Dammit, Moffat! How am I supposed to cope now? Now you’ve decided that Lee may just be imaginary? That’s just cruel.
DONNA: Is “all right” special Time Lord code for “really not all right at all”?
DOCTOR: Why?
DONNA: Because I’m all right, too.
Damn, they come out of this episode damaged.
Oh, Moffat, you bastard! You absolute bastard! (I love you, Steven Moffat!) So Lee is real, but he can’t call out to Donna? Oh, why not just kill people off?
No, Doctor—you can’t leave it at “spoilers”. You know there’s more to it than that. There must be. Moffat hates killing people off! Remember, “everybody lives! Just this once, everybody lives!”
See! I knew that wasn’t the end of the story!
This running scene, here—this is the culmination of all those discussions about how much running the Doctor does. This is the Doctor actually running for his life, running for someone else’s life—not just avoiding a monster, but running when there is nothing else to do, no other way to save people.

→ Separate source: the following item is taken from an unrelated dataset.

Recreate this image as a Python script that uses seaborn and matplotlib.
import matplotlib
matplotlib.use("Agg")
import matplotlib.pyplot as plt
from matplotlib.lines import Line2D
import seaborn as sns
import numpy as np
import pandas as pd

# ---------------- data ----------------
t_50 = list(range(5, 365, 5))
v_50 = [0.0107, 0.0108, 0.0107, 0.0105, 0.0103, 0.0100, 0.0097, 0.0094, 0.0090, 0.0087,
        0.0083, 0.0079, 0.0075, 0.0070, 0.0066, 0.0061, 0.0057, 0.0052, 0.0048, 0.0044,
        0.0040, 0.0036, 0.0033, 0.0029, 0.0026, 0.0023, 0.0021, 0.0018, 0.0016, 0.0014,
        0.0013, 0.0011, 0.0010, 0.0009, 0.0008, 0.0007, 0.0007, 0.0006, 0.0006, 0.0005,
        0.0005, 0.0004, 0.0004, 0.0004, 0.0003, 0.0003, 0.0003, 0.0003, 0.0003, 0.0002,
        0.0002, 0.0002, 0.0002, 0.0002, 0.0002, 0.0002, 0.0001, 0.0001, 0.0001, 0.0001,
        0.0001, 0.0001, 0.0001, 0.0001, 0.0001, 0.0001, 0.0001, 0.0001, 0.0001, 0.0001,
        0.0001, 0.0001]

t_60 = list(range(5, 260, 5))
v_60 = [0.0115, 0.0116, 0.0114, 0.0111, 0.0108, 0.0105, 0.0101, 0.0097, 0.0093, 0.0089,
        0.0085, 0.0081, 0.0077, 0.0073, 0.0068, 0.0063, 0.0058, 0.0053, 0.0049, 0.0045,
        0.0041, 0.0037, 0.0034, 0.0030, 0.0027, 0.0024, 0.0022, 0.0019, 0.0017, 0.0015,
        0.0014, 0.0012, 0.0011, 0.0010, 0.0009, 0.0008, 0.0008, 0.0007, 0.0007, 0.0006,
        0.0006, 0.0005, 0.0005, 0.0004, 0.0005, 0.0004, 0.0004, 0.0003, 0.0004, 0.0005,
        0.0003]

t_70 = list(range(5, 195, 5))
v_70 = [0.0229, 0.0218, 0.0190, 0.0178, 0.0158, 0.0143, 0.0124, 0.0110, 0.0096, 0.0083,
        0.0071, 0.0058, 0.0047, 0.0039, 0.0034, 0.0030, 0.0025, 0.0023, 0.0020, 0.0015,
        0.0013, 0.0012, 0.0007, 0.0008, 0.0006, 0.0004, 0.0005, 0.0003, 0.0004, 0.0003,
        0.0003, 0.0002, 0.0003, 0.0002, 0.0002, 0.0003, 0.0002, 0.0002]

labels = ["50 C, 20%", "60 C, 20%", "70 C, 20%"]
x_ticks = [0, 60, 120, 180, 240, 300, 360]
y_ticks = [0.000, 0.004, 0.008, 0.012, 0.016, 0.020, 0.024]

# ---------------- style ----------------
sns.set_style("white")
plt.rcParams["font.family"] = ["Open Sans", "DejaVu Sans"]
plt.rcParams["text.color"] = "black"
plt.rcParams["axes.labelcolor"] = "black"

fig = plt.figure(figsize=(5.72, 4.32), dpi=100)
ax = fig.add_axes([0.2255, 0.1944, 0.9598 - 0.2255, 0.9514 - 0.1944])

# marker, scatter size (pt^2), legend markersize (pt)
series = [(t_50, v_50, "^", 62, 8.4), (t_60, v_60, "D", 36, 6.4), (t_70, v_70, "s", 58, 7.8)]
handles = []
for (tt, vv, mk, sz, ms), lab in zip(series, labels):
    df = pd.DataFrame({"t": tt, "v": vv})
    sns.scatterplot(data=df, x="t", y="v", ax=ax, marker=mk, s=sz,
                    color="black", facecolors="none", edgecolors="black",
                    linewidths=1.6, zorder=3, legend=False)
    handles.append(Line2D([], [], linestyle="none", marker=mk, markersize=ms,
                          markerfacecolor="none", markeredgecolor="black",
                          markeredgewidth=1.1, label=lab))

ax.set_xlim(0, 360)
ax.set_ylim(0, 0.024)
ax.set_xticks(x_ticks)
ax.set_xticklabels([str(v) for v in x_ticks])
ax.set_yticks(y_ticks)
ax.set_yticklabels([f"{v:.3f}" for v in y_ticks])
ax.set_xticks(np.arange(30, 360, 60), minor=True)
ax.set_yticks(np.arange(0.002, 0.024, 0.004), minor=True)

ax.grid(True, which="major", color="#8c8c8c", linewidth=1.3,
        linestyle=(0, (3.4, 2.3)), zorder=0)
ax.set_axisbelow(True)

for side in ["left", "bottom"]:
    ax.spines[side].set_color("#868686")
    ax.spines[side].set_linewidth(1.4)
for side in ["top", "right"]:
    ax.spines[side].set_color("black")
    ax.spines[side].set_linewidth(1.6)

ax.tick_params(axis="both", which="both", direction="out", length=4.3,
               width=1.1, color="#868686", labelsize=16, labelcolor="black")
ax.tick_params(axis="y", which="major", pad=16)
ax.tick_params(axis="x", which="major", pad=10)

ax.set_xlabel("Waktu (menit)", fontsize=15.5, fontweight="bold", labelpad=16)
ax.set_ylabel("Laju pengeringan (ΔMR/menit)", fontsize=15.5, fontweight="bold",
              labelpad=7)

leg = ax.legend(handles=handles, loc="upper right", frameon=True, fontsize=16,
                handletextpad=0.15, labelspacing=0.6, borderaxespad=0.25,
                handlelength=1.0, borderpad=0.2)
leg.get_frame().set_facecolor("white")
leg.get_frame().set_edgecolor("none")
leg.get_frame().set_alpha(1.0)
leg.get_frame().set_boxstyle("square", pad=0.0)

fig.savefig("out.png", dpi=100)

And here we have absolute Moffat: he just hates killing people off. So Proper Dave, Other Dave, Anita, Miss Evanglista—all alive. And there’s Doctor Moon! Hurray!
I’ve heard it said that what the Doctor does here is cruel: trapping the woman he apparently loves in a computer that he knows is going to go insane. But I don’t think that that’s supposed to be the end result. I don’t think it should be assumed that the computer will go insane again: there’s a big difference between four thousand minds and five minds.

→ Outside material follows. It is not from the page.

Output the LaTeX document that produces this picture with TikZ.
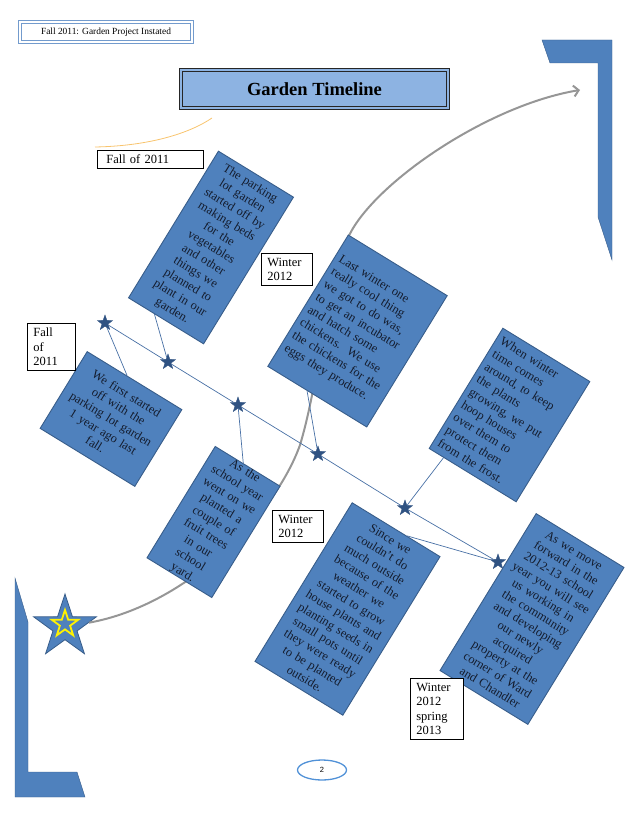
\documentclass[tikz,border=0pt]{standalone}
\usepackage{fontspec}
\setmainfont{Liberation Serif}
\setsansfont{Liberation Sans}
\usetikzlibrary{arrows.meta,calc,shapes.geometric}

\definecolor{boxblue}{RGB}{79,129,189}
\definecolor{boxedge}{RGB}{56,93,138}
\definecolor{starblue}{RGB}{47,82,130}
\definecolor{linkblue}{RGB}{72,112,165}
\definecolor{titleblue}{RGB}{141,179,226}
\definecolor{headblue}{RGB}{115,155,205}
\definecolor{arcgray}{RGB}{150,150,150}
\definecolor{inkdark}{RGB}{20,28,45}
\definecolor{curveorange}{RGB}{248,196,110}
\definecolor{pageblue}{RGB}{80,145,215}

\begin{document}
\begin{tikzpicture}[x=1pt, y=-1pt,
  box/.style={draw=boxedge, fill=boxblue, line width=0.9pt, rotate=-31.5, inner sep=0pt,
    text=inkdark, font=\fontsize{12.5}{14.9}\selectfont},
  lbl/.style={draw, fill=white, line width=0.7pt, anchor=north west, align=left,
    inner xsep=6pt, inner ysep=4.5pt, font=\fontsize{12.5}{14.5}\selectfont},
  tstar/.style={star, star points=5, star point ratio=2.5, fill=starblue, draw=starblue,
    minimum size=16pt, inner sep=0pt},
  link/.style={draw=linkblue, line width=0.7pt},
  arcline/.style={draw=arcgray, line width=2pt, -{Straight Barb[length=5pt,width=11pt]}}]
  \useasboundingbox (0,0) rectangle (638,826);

  % corner brackets
  \filldraw[fill=boxblue, draw=boxedge] (542,40) -- (612,40) -- (612,260) -- (598,217) -- (598,63) -- (550,63) -- cycle;
  \filldraw[fill=boxblue, draw=boxedge] (15,578) -- (28,622) -- (28,772) -- (77,772) -- (85,797) -- (15,797) -- cycle;
  \draw[curveorange, line width=0.8pt] (95,147) .. controls (150,146) and (190,133) .. (212,118);

  % star and arc
  \node[star, star points=5, star point ratio=2.6, minimum size=66pt, inner sep=0pt,
    fill=boxblue, draw=boxedge, line width=0.8pt] (bigstar) at (65,627) {};
  \node[star, star points=5, star point ratio=2.6, minimum size=28pt, inner sep=0pt,
    fill=boxblue, draw=yellow, line width=1.8pt] (innerstar) at (65,624) {};
  \coordinate (arrowtip) at (580,90);
  \draw[arcline] (bigstar) .. controls (187,605) and (275,515) .. (300,445)
    .. controls (321,375) and (327,273) .. (352,230)
    .. controls (382,178) and (490,105) .. (arrowtip);

  % headings
  \node[draw=black!85, double=titleblue, line width=1.1pt, double distance=1.5pt, fill=titleblue,
    minimum width=267pt, minimum height=38pt, font=\fontsize{18.5}{20}\selectfont\bfseries] (title) at (314.5,89) {Garden Timeline};
  \node[draw=headblue, double=white, line width=1.2pt, double distance=1.6pt,
    minimum width=172pt, minimum height=20pt, font=\fontsize{9.4}{11}\selectfont] (header) at (106,32) {Fall 2011: Garden Project Instated};
  \node[ellipse, draw=pageblue, line width=1.3pt, minimum width=49pt, minimum height=20pt,
    inner sep=0pt, font=\sffamily\fontsize{7.5}{9}\selectfont] (pagenum) at (322,770) {2};

  % timeline
  \node[tstar] (s1) at (105,323) {};
  \node[tstar] (s2) at (168,362) {};
  \node[tstar] (s3) at (238,405) {};
  \node[tstar] (s4) at (318,454) {};
  \node[tstar] (s5) at (405,508) {};
  \node[tstar] (s6) at (498,562) {};
  \draw[link] (s1) -- (s2) -- (s3) -- (s4) -- (s5) -- (s6);

  \node[box, minimum width=111pt, minimum height=90pt, text width=101pt, align=center] (firststart) at (111,419)
    {We first started\\off with the\\parking lot garden\\1 year ago last\\fall.};
  \node[box, minimum width=88pt, minimum height=172pt, text width=80pt, align=center] (parkinglot) at (211,247.5)
    {The parking\\lot garden\\started off by\\making beds\\for the\\vegetables\\and other\\things we\\planned to\\plant in our\\garden.};
  \node[box, minimum width=116pt, minimum height=154pt, text width=106pt, align=left] (chickens) at (357.5,331)
    {Last winter one\\really cool thing\\we got to do was,\\to get an incubator\\and hatch some\\chickens.\ \ We use\\the chickens for the\\eggs they produce.};
  \node[box, minimum width=102pt, minimum height=141pt, text width=92pt, align=left] (hoops) at (509.5,415)
    {When winter\\time comes\\around, to keep\\the plants\\growing, we put\\hoop houses\\over them to\\protect them\\from the frost.};
  \node[box, minimum width=76pt, minimum height=130pt, text width=70pt, align=center] (fruittrees) at (213.5,522)
    {As the\\school year\\went on we\\planted a\\couple of\\fruit trees\\in our\\school\\yard.};
  \node[box, minimum width=103pt, minimum height=186pt, text width=95pt, align=center] (seeds) at (347.5,609)
    {Since we\\couldn't do\\much outside\\because of the\\weather we\\started to grow\\house plants and\\planting seeds in\\small pots until\\they were ready\\to be planted\\outside.};
  \node[box, minimum width=103pt, minimum height=184pt, text width=95pt, align=center,
    font=\fontsize{12.5}{14.6}\selectfont] (community) at (532,619)
    {As we move\\forward in the\\2012-13 school\\year you will see\\us working in\\the community\\and developing\\our newly\\acquired\\property at the\\corner of Ward\\and Chandler};

  \draw[link] (s1) -- ($(firststart.north west)!0.42!(firststart.north east)$);
  \draw[link] ($(parkinglot.south west)!0.35!(parkinglot.south east)$) -- (s2);
  \draw[link] (s3) -- ($(fruittrees.north west)!0.43!(fruittrees.north east)$);
  \draw[link] ($(chickens.south west)!0.4!(chickens.south east)$) -- (s4);
  \draw[link] ($(hoops.south west)!0.17!(hoops.south east)$) -- (s5);
  \draw[link] ($(seeds.north west)!0.62!(seeds.north east)$) -- (s6);

  % dates
  \node[lbl, text width=88pt, inner xsep=9pt] (fallTop) at (97,150) {Fall of 2011};
  \node[lbl, text width=36pt] (fallLeft) at (27,323) {Fall\\of\\2011};
  \node[lbl, text width=39pt] (winterTop) at (261,253) {Winter\\2012};
  \node[lbl, text width=39pt] (winterLow) at (272,510) {Winter\\2012};
  \node[lbl, text width=41pt] (winterSpring) at (410,678) {Winter\\2012\\spring\\2013};
\end{tikzpicture}
\end{document}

I understand that Moffat argued his way into keeping Donna’s children alive in the computer at the end of the episode, against executive producer Julie Gardner’s concerns. And that, in the end, they switched positions: she felt the ending with the children alive was ideal, and he came to see it as saccharine.
I can’t remember having any opinion on it at all: I was too busy trying to deal with the rest of the episode.
And that’s “Forest of the Dead.”
Next week: “Midnight.” Oh, dear lord, that’s going to be hard to rewatch.
(Still, I became so distracted by the live-blogging that I managed to kill a grick—I don’t know what that is, but it has tentacles—without noticing.)